Task instructions — Reproduce every line of the material below, but drop the pictures.

Given data —
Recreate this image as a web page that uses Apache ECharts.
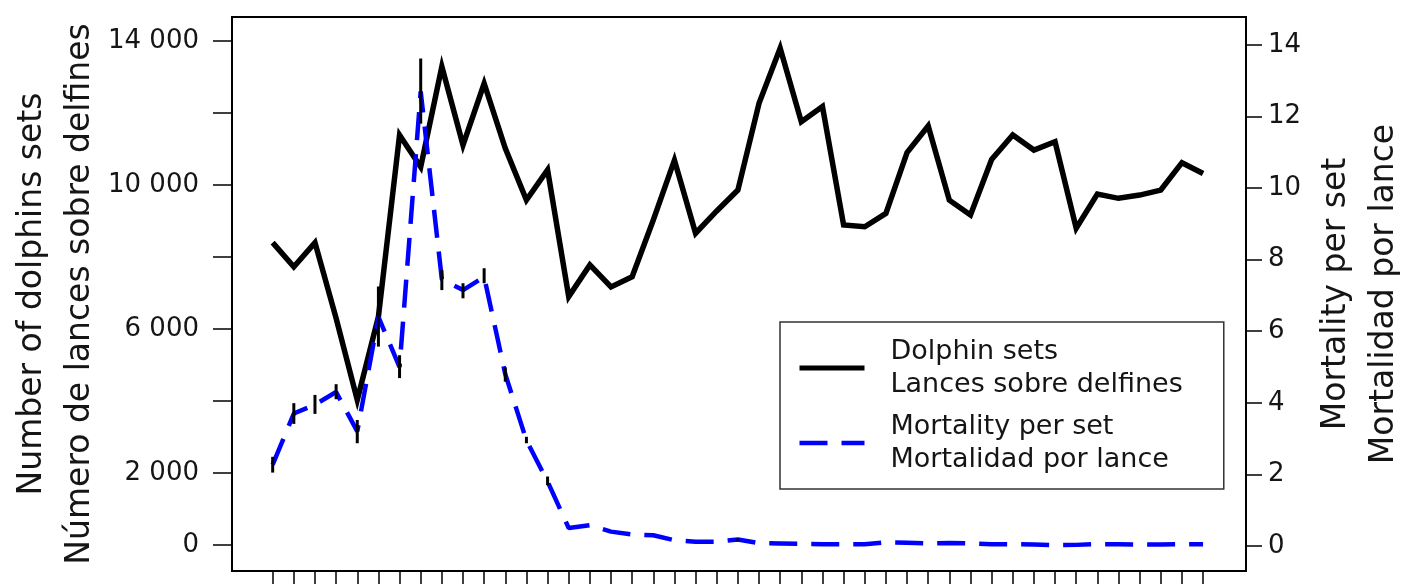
<!DOCTYPE html>
<html>
<head>
<meta charset="utf-8">
<script src="https://cdn.jsdelivr.net/npm/echarts@6/dist/echarts.min.js"></script>
<style>
html,body{margin:0;padding:0;background:#fff;overflow:hidden;}
#chart{width:1409px;height:584px;}
</style>
</head>
<body>
<div id="chart"></div>
<script>
// ---- data ----
const years = [1979,1980,1981,1982,1983,1984,1985,1986,1987,1988,1989,1990,1991,1992,1993,1994,1995,1996,1997,1998,1999,2000,2001,2002,2003,2004,2005,2006,2007,2008,2009,2010,2011,2012,2013,2014,2015,2016,2017,2018,2019,2020,2021,2022,2023];
const dolphinSets = [8400,7730,8400,6300,4030,6340,11390,10500,13290,11110,12820,11020,9580,10420,6900,7780,7170,7450,9030,10690,8660,9280,9860,12270,13800,11760,12180,8890,8840,9210,10900,11640,9580,9170,10710,11390,10970,11200,8800,9750,9630,9720,9860,10620,10320];
const mortalityPerSet = [2.27,3.7,3.95,4.3,3.2,6.4,5.0,12.7,7.45,7.15,7.52,4.8,2.95,1.8,0.5,0.58,0.4,0.32,0.3,0.16,0.12,0.12,0.18,0.08,0.07,0.06,0.05,0.05,0.05,0.1,0.09,0.07,0.08,0.07,0.05,0.05,0.04,0.02,0.03,0.05,0.05,0.04,0.04,0.05,0.05];
const mortalityLow  = [2.05,3.41,3.69,4.10,2.87,5.57,4.69,11.8,7.15,6.92,7.34,4.59,2.87,1.70,null,null,null,null,null,null,null,null,0.15,null,null,null,null,null,null,null,null,null,null,null,null,null,null,null,null,null,null,null,null,null,null];
const mortalityHigh = [2.49,3.99,4.22,4.52,3.52,7.25,5.33,13.62,7.71,7.34,7.76,4.99,3.05,1.94,null,null,null,null,null,null,null,null,0.21,null,null,null,null,null,null,null,null,null,null,null,null,null,null,null,null,null,null,null,null,null,null];
const leftTicks = [0,2000,4000,6000,8000,10000,12000,14000];
const leftLabels = [0,2000,6000,10000,14000];
const rightTicks = [0,2,4,6,8,10,12,14];
const seriesNames = ['Dolphin sets', 'Mortality per set'];
const legendLabels = {
  'Dolphin sets': 'Dolphin sets\nLances sobre delfines',
  'Mortality per set': 'Mortality per set\nMortalidad por lance'
};
const leftTitle = 'Number of dolphins sets\nNúmero de lances sobre delfines';
const rightTitle = 'Mortality per set\nMortalidad por lance';

// ---- chart ----
const FONT = 'DejaVu Sans';
const TXT = '#151515';
const BLUE = '#0000ff';
const DASH = [28, 14];
const chart = echarts.init(document.getElementById('chart'));
const errData = [];
years.forEach((y, i) => {
  if (mortalityLow[i] != null && mortalityHigh[i] != null) errData.push([y, mortalityLow[i], mortalityHigh[i]]);
});
const fmtThousands = v => {
  const s = String(Math.round(v));
  return s.length > 3 ? s.slice(0, s.length - 3) + ' ' + s.slice(-3) : s;
};

chart.setOption({
  animation: false,
  backgroundColor: '#fff',
  grid: {
    left: 232, right: 163, top: 17, bottom: 13,
    containLabel: false, outerBoundsMode: 'none',
    show: true, borderColor: '#000', borderWidth: 2, backgroundColor: 'transparent'
  },
  legend: {
    data: [
      { name: seriesNames[0], lineStyle: { color: '#000', width: 5, type: 'solid' } },
      { name: seriesNames[1], lineStyle: { color: BLUE, width: 4.5, type: DASH } }
    ],
    orient: 'vertical',
    left: 780, top: 322,
    padding: [13, 41, 13, 17],
    itemWidth: 65, itemHeight: 2, itemGap: 9,
    itemStyle: { opacity: 0 },
    borderColor: '#333', borderWidth: 1.5,
    backgroundColor: '#fff',
    formatter: n => legendLabels[n],
    textStyle: { fontFamily: FONT, fontSize: 27, color: TXT, lineHeight: 33, padding: [0, 0, 0, 21] }
  },
  xAxis: {
    type: 'value',
    min: 1977.076, max: 2025.03,
    axisLine: { show: true, onZero: false, lineStyle: { color: '#000', width: 2 } },
    axisTick: { show: true, inside: false, length: 16, customValues: years, lineStyle: { color: '#000', width: 1.5 } },
    axisLabel: { show: false },
    splitLine: { show: false }
  },
  yAxis: [
    {
      type: 'value', position: 'left',
      min: -722, max: 14667,
      name: leftTitle, nameLocation: 'middle', nameRotate: 90, nameGap: 128, nameMoveOverlap: false,
      nameTextStyle: { fontFamily: FONT, fontSize: 33, color: TXT, lineHeight: 48 },
      axisLine: { show: true, onZero: false, lineStyle: { color: '#000', width: 2 } },
      axisTick: { show: true, length: 19, customValues: leftTicks, lineStyle: { color: '#000', width: 1.5 } },
      axisLabel: { customValues: leftLabels, margin: 33, formatter: fmtThousands, fontFamily: FONT, fontSize: 26, color: TXT },
      splitLine: { show: false }
    },
    {
      type: 'value', position: 'right',
      min: -0.70, max: 14.78,
      name: rightTitle, nameLocation: 'middle', nameRotate: 90, nameGap: 66, nameMoveOverlap: false,
      nameTextStyle: { fontFamily: FONT, fontSize: 33, color: TXT, lineHeight: 48 },
      axisLine: { show: true, onZero: false, lineStyle: { color: '#000', width: 2 } },
      axisTick: { show: true, length: 16, customValues: rightTicks, lineStyle: { color: '#000', width: 1.5 } },
      axisLabel: { customValues: rightTicks, margin: 22, fontFamily: FONT, fontSize: 26, color: TXT },
      splitLine: { show: false }
    }
  ],
  series: [
    {
      name: seriesNames[0],
      type: 'line', yAxisIndex: 0,
      data: years.map((y, i) => [y, dolphinSets[i]]),
      symbol: 'none',
      lineStyle: { color: '#000', width: 5.5, join: 'miter' },
      itemStyle: { color: '#000' },
      z: 3
    },
    {
      name: seriesNames[1],
      type: 'line', yAxisIndex: 1,
      data: years.map((y, i) => [y, mortalityPerSet[i]]),
      symbol: 'none',
      lineStyle: { color: BLUE, width: 4.5, type: DASH },
      itemStyle: { color: BLUE },
      z: 4
    },
    {
      name: 'error',
      type: 'custom', yAxisIndex: 1,
      data: errData,
      encode: { x: 0, y: [1, 2] },
      renderItem: function (params, api) {
        const x = api.value(0);
        const p1 = api.coord([x, api.value(1)]);
        const p2 = api.coord([x, api.value(2)]);
        return {
          type: 'line',
          shape: { x1: p1[0], y1: p1[1], x2: p2[0], y2: p2[1] },
          style: { stroke: '#000', lineWidth: 3 }
        };
      },
      z: 5
    }
  ]
});
</script>
</body>
</html>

Solution for this problem —
Recreate this image as a web page that uses Apache ECharts.
<!DOCTYPE html>
<html>
<head>
<meta charset="utf-8">
<script src="https://cdn.jsdelivr.net/npm/echarts@6/dist/echarts.min.js"></script>
<style>
html,body{margin:0;padding:0;background:#fff;overflow:hidden;}
#chart{width:1409px;height:584px;}
</style>
</head>
<body>
<div id="chart"></div>
<script>
// ---- data ----
const years = [1979,1980,1981,1982,1983,1984,1985,1986,1987,1988,1989,1990,1991,1992,1993,1994,1995,1996,1997,1998,1999,2000,2001,2002,2003,2004,2005,2006,2007,2008,2009,2010,2011,2012,2013,2014,2015,2016,2017,2018,2019,2020,2021,2022,2023];
const dolphinSets = [8400,7730,8400,6300,4030,6340,11390,10500,13290,11110,12820,11020,9580,10420,6900,7780,7170,7450,9030,10690,8660,9280,9860,12270,13800,11760,12180,8890,8840,9210,10900,11640,9580,9170,10710,11390,10970,11200,8800,9750,9630,9720,9860,10620,10320];
const mortalityPerSet = [2.27,3.7,3.95,4.3,3.2,6.4,5.0,12.7,7.45,7.15,7.52,4.8,2.95,1.8,0.5,0.58,0.4,0.32,0.3,0.16,0.12,0.12,0.18,0.08,0.07,0.06,0.05,0.05,0.05,0.1,0.09,0.07,0.08,0.07,0.05,0.05,0.04,0.02,0.03,0.05,0.05,0.04,0.04,0.05,0.05];
const mortalityLow  = [2.05,3.41,3.69,4.10,2.87,5.57,4.69,11.8,7.15,6.92,7.34,4.59,2.87,1.70,null,null,null,null,null,null,null,null,0.15,null,null,null,null,null,null,null,null,null,null,null,null,null,null,null,null,null,null,null,null,null,null];
const mortalityHigh = [2.49,3.99,4.22,4.52,3.52,7.25,5.33,13.62,7.71,7.34,7.76,4.99,3.05,1.94,null,null,null,null,null,null,null,null,0.21,null,null,null,null,null,null,null,null,null,null,null,null,null,null,null,null,null,null,null,null,null,null];
const leftTicks = [0,2000,4000,6000,8000,10000,12000,14000];
const leftLabels = [0,2000,6000,10000,14000];
const rightTicks = [0,2,4,6,8,10,12,14];
const seriesNames = ['Dolphin sets', 'Mortality per set'];
const legendLabels = {
  'Dolphin sets': 'Dolphin sets\nLances sobre delfines',
  'Mortality per set': 'Mortality per set\nMortalidad por lance'
};
const leftTitle = 'Number of dolphins sets\nNúmero de lances sobre delfines';
const rightTitle = 'Mortality per set\nMortalidad por lance';

// ---- chart ----
const FONT = 'DejaVu Sans';
const TXT = '#151515';
const BLUE = '#0000ff';
const DASH = [28, 14];
const chart = echarts.init(document.getElementById('chart'));
const errData = [];
years.forEach((y, i) => {
  if (mortalityLow[i] != null && mortalityHigh[i] != null) errData.push([y, mortalityLow[i], mortalityHigh[i]]);
});
const fmtThousands = v => {
  const s = String(Math.round(v));
  return s.length > 3 ? s.slice(0, s.length - 3) + ' ' + s.slice(-3) : s;
};

chart.setOption({
  animation: false,
  backgroundColor: '#fff',
  grid: {
    left: 232, right: 163, top: 17, bottom: 13,
    containLabel: false, outerBoundsMode: 'none',
    show: true, borderColor: '#000', borderWidth: 2, backgroundColor: 'transparent'
  },
  legend: {
    data: [
      { name: seriesNames[0], lineStyle: { color: '#000', width: 5, type: 'solid' } },
      { name: seriesNames[1], lineStyle: { color: BLUE, width: 4.5, type: DASH } }
    ],
    orient: 'vertical',
    left: 780, top: 322,
    padding: [13, 41, 13, 17],
    itemWidth: 65, itemHeight: 2, itemGap: 9,
    itemStyle: { opacity: 0 },
    borderColor: '#333', borderWidth: 1.5,
    backgroundColor: '#fff',
    formatter: n => legendLabels[n],
    textStyle: { fontFamily: FONT, fontSize: 27, color: TXT, lineHeight: 33, padding: [0, 0, 0, 21] }
  },
  xAxis: {
    type: 'value',
    min: 1977.076, max: 2025.03,
    axisLine: { show: true, onZero: false, lineStyle: { color: '#000', width: 2 } },
    axisTick: { show: true, inside: false, length: 16, customValues: years, lineStyle: { color: '#000', width: 1.5 } },
    axisLabel: { show: false },
    splitLine: { show: false }
  },
  yAxis: [
    {
      type: 'value', position: 'left',
      min: -722, max: 14667,
      name: leftTitle, nameLocation: 'middle', nameRotate: 90, nameGap: 128, nameMoveOverlap: false,
      nameTextStyle: { fontFamily: FONT, fontSize: 33, color: TXT, lineHeight: 48 },
      axisLine: { show: true, onZero: false, lineStyle: { color: '#000', width: 2 } },
      axisTick: { show: true, length: 19, customValues: leftTicks, lineStyle: { color: '#000', width: 1.5 } },
      axisLabel: { customValues: leftLabels, margin: 33, formatter: fmtThousands, fontFamily: FONT, fontSize: 26, color: TXT },
      splitLine: { show: false }
    },
    {
      type: 'value', position: 'right',
      min: -0.70, max: 14.78,
      name: rightTitle, nameLocation: 'middle', nameRotate: 90, nameGap: 66, nameMoveOverlap: false,
      nameTextStyle: { fontFamily: FONT, fontSize: 33, color: TXT, lineHeight: 48 },
      axisLine: { show: true, onZero: false, lineStyle: { color: '#000', width: 2 } },
      axisTick: { show: true, length: 16, customValues: rightTicks, lineStyle: { color: '#000', width: 1.5 } },
      axisLabel: { customValues: rightTicks, margin: 22, fontFamily: FONT, fontSize: 26, color: TXT },
      splitLine: { show: false }
    }
  ],
  series: [
    {
      name: seriesNames[0],
      type: 'line', yAxisIndex: 0,
      data: years.map((y, i) => [y, dolphinSets[i]]),
      symbol: 'none',
      lineStyle: { color: '#000', width: 5.5, join: 'miter' },
      itemStyle: { color: '#000' },
      z: 3
    },
    {
      name: seriesNames[1],
      type: 'line', yAxisIndex: 1,
      data: years.map((y, i) => [y, mortalityPerSet[i]]),
      symbol: 'none',
      lineStyle: { color: BLUE, width: 4.5, type: DASH },
      itemStyle: { color: BLUE },
      z: 4
    },
    {
      name: 'error',
      type: 'custom', yAxisIndex: 1,
      data: errData,
      encode: { x: 0, y: [1, 2] },
      renderItem: function (params, api) {
        const x = api.value(0);
        const p1 = api.coord([x, api.value(1)]);
        const p2 = api.coord([x, api.value(2)]);
        return {
          type: 'line',
          shape: { x1: p1[0], y1: p1[1], x2: p2[0], y2: p2[1] },
          style: { stroke: '#000', lineWidth: 3 }
        };
      },
      z: 5
    }
  ]
});
</script>
</body>
</html>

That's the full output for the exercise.